## TASK DIRECTIONS
Give the listing again character for character, but drop the images.

## SUPPLIED MATERIAL
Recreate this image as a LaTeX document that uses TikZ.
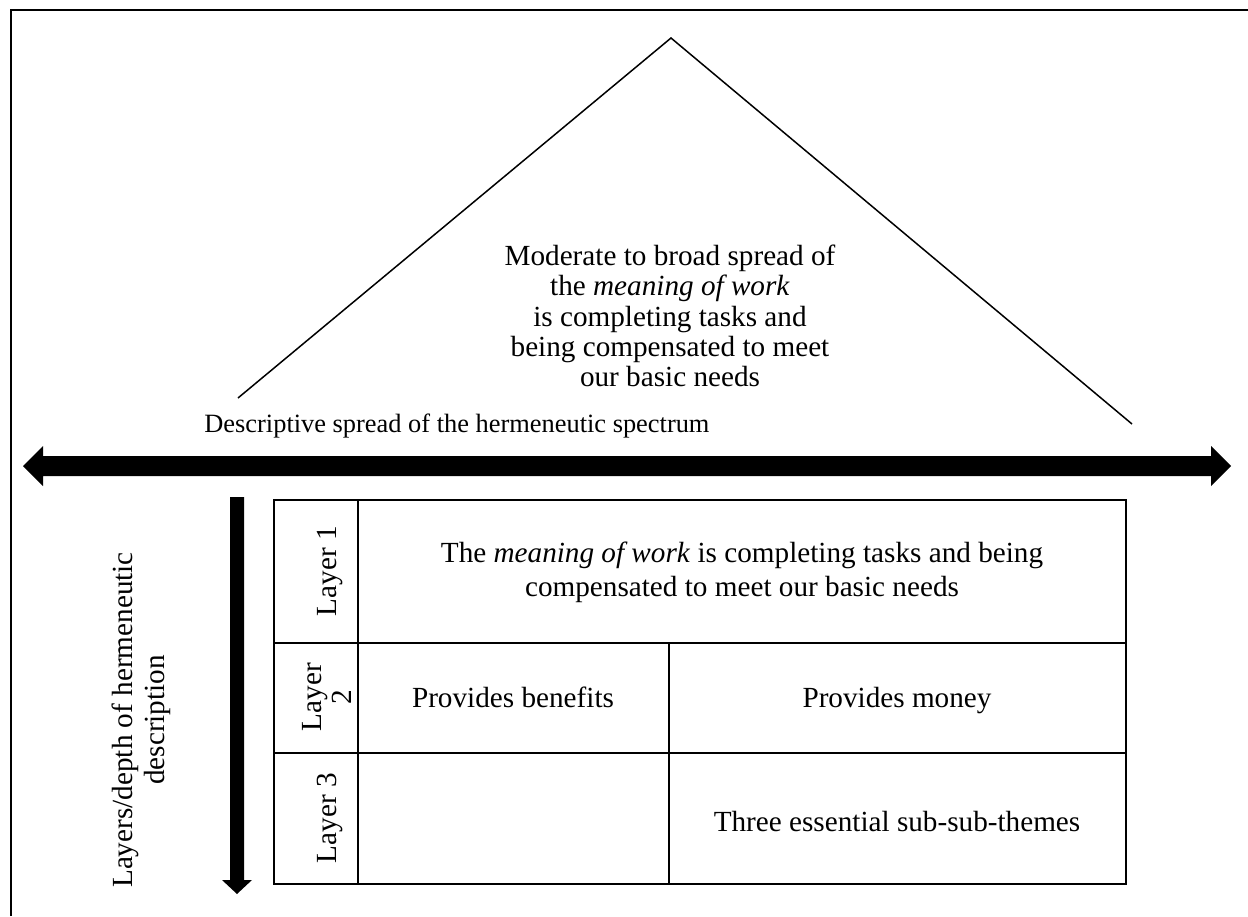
\documentclass[tikz,border=0pt]{standalone}
\usepackage{fontspec}
\setmainfont{Liberation Serif}
\begin{document}
\begin{tikzpicture}[x=0.5pt,y=-0.5pt,
  frame/.style={line width=1pt},
  roof/.style={line width=0.75pt},
  grid/.style={line width=1pt},
  bigtxt/.style={font=\fontsize{14.6}{17}\selectfont, align=center, inner sep=0pt},
  rooftxt/.style={font=\fontsize{14.6}{15.15}\selectfont, align=center, inner sep=0pt},
  smalltxt/.style={font=\fontsize{13.2}{15.2}\selectfont, inner sep=0pt},
  blockarrow/.style={fill=black, draw=none}]
\useasboundingbox (0,0) rectangle (1248,916);
% outer frame
\draw[frame] (11,916) -- (11,10) -- (1248,10);
% roof over the spectrum
\coordinate (apex) at (671,38);
\coordinate (roofL) at (238,398);
\coordinate (roofR) at (1132,424);
\draw[roof] (roofL) -- (apex) -- (roofR);
\node[rooftxt] (spread) at (670,316) {Moderate to broad spread of\\ the \textit{meaning of work}\\ is completing tasks and\\ being compensated to meet\\ our basic needs};
\node[smalltxt, anchor=base west] (spectrum) at (204,432) {Descriptive spread of the hermeneutic spectrum};
% horizontal double block arrow
\path[blockarrow] (23,466) -- (43,446) -- (43,456) -- (1211,456) -- (1211,446) -- (1231,466)
  -- (1211,486) -- (1211,476) -- (43,476) -- (43,486) -- cycle;
% vertical block arrow
\path[blockarrow] (230,497) -- (244,497) -- (244,880) -- (252,880) -- (237,894) -- (222,880) -- (230,880) -- cycle;
\node[bigtxt, rotate=90, font=\fontsize{14.6}{16}\selectfont] (depth) at (141,720) {Layers/depth of hermeneutic\\ description};
% layer table
\draw[grid] (274,500) rectangle (1126,884);
\draw[grid] (358,500) -- (358,884);
\draw[grid] (274,643) -- (1126,643);
\draw[grid] (274,753) -- (1126,753);
\draw[grid] (669,643) -- (669,884);
\node[bigtxt, rotate=90] (l1) at (330,571) {Layer 1};
\node[bigtxt, rotate=90, font=\fontsize{14.6}{15}\selectfont] (l2) at (327,697) {Layer\\ 2};
\node[bigtxt, rotate=90] (l3) at (330,818) {Layer 3};
\node[bigtxt] (c1) at (742,572) {The \textit{meaning of work} is completing tasks and being\\ compensated to meet our basic needs};
\node[bigtxt, anchor=base] (c21) at (513,707) {Provides benefits};
\node[bigtxt, anchor=base] (c22) at (897,707) {Provides money};
\node[bigtxt, anchor=base] (c32) at (897,831) {Three essential sub-sub-themes};
\end{tikzpicture}
\end{document}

## WRITTEN SOLUTION
Recreate this image as a LaTeX document that uses TikZ.
\documentclass[tikz,border=0pt]{standalone}
\usepackage{fontspec}
\setmainfont{Liberation Serif}
\begin{document}
\begin{tikzpicture}[x=0.5pt,y=-0.5pt,
  frame/.style={line width=1pt},
  roof/.style={line width=0.75pt},
  grid/.style={line width=1pt},
  bigtxt/.style={font=\fontsize{14.6}{17}\selectfont, align=center, inner sep=0pt},
  rooftxt/.style={font=\fontsize{14.6}{15.15}\selectfont, align=center, inner sep=0pt},
  smalltxt/.style={font=\fontsize{13.2}{15.2}\selectfont, inner sep=0pt},
  blockarrow/.style={fill=black, draw=none}]
\useasboundingbox (0,0) rectangle (1248,916);
% outer frame
\draw[frame] (11,916) -- (11,10) -- (1248,10);
% roof over the spectrum
\coordinate (apex) at (671,38);
\coordinate (roofL) at (238,398);
\coordinate (roofR) at (1132,424);
\draw[roof] (roofL) -- (apex) -- (roofR);
\node[rooftxt] (spread) at (670,316) {Moderate to broad spread of\\ the \textit{meaning of work}\\ is completing tasks and\\ being compensated to meet\\ our basic needs};
\node[smalltxt, anchor=base west] (spectrum) at (204,432) {Descriptive spread of the hermeneutic spectrum};
% horizontal double block arrow
\path[blockarrow] (23,466) -- (43,446) -- (43,456) -- (1211,456) -- (1211,446) -- (1231,466)
  -- (1211,486) -- (1211,476) -- (43,476) -- (43,486) -- cycle;
% vertical block arrow
\path[blockarrow] (230,497) -- (244,497) -- (244,880) -- (252,880) -- (237,894) -- (222,880) -- (230,880) -- cycle;
\node[bigtxt, rotate=90, font=\fontsize{14.6}{16}\selectfont] (depth) at (141,720) {Layers/depth of hermeneutic\\ description};
% layer table
\draw[grid] (274,500) rectangle (1126,884);
\draw[grid] (358,500) -- (358,884);
\draw[grid] (274,643) -- (1126,643);
\draw[grid] (274,753) -- (1126,753);
\draw[grid] (669,643) -- (669,884);
\node[bigtxt, rotate=90] (l1) at (330,571) {Layer 1};
\node[bigtxt, rotate=90, font=\fontsize{14.6}{15}\selectfont] (l2) at (327,697) {Layer\\ 2};
\node[bigtxt, rotate=90] (l3) at (330,818) {Layer 3};
\node[bigtxt] (c1) at (742,572) {The \textit{meaning of work} is completing tasks and being\\ compensated to meet our basic needs};
\node[bigtxt, anchor=base] (c21) at (513,707) {Provides benefits};
\node[bigtxt, anchor=base] (c22) at (897,707) {Provides money};
\node[bigtxt, anchor=base] (c32) at (897,831) {Three essential sub-sub-themes};
\end{tikzpicture}
\end{document}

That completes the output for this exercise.